- **Exercise prompt**:
Report the count of lines holding "this" in the records, with no other words.

- **Data extract**:
= = =

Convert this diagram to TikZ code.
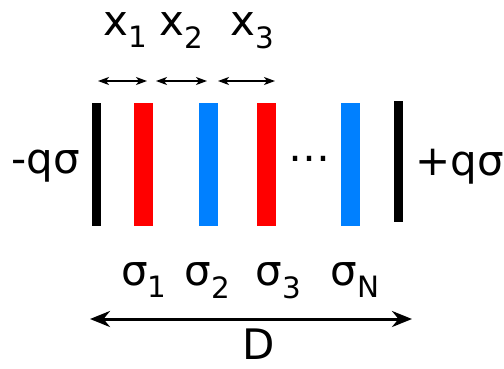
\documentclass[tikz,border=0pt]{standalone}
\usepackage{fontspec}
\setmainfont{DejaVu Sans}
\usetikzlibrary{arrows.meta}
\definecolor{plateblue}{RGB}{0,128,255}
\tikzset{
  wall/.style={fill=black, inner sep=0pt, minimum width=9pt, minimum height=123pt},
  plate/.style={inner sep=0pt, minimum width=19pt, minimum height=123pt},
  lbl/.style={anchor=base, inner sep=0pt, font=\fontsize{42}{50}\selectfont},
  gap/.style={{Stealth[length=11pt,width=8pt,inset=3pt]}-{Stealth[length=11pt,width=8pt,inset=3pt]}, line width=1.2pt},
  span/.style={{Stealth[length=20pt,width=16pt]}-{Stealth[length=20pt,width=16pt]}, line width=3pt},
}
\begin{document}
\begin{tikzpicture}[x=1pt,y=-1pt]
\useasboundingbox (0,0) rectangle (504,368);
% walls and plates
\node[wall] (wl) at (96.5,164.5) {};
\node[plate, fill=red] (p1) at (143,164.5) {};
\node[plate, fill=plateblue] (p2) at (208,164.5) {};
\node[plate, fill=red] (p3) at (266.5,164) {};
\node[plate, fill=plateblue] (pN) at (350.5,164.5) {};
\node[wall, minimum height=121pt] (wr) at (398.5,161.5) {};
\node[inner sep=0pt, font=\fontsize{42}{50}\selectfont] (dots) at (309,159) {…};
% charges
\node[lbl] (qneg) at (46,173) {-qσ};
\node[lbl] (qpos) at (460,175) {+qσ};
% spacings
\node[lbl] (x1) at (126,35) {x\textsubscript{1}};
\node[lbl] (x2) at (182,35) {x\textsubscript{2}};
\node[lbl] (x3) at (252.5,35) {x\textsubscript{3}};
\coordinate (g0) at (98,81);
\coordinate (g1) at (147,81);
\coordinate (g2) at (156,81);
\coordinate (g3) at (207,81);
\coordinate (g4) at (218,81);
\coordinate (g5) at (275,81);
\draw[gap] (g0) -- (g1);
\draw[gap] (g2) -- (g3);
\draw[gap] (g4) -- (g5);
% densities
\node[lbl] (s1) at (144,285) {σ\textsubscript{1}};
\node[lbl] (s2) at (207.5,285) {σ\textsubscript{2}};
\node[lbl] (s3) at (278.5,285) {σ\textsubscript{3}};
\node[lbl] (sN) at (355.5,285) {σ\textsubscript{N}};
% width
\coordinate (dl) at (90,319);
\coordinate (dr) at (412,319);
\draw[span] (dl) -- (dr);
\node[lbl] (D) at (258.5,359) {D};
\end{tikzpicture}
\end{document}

= = =

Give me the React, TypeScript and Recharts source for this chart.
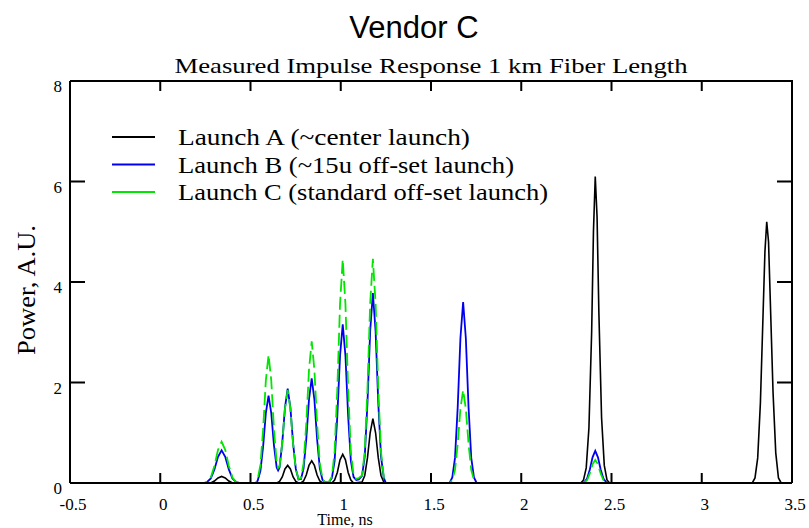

= = =

- **Solved exercise**:
2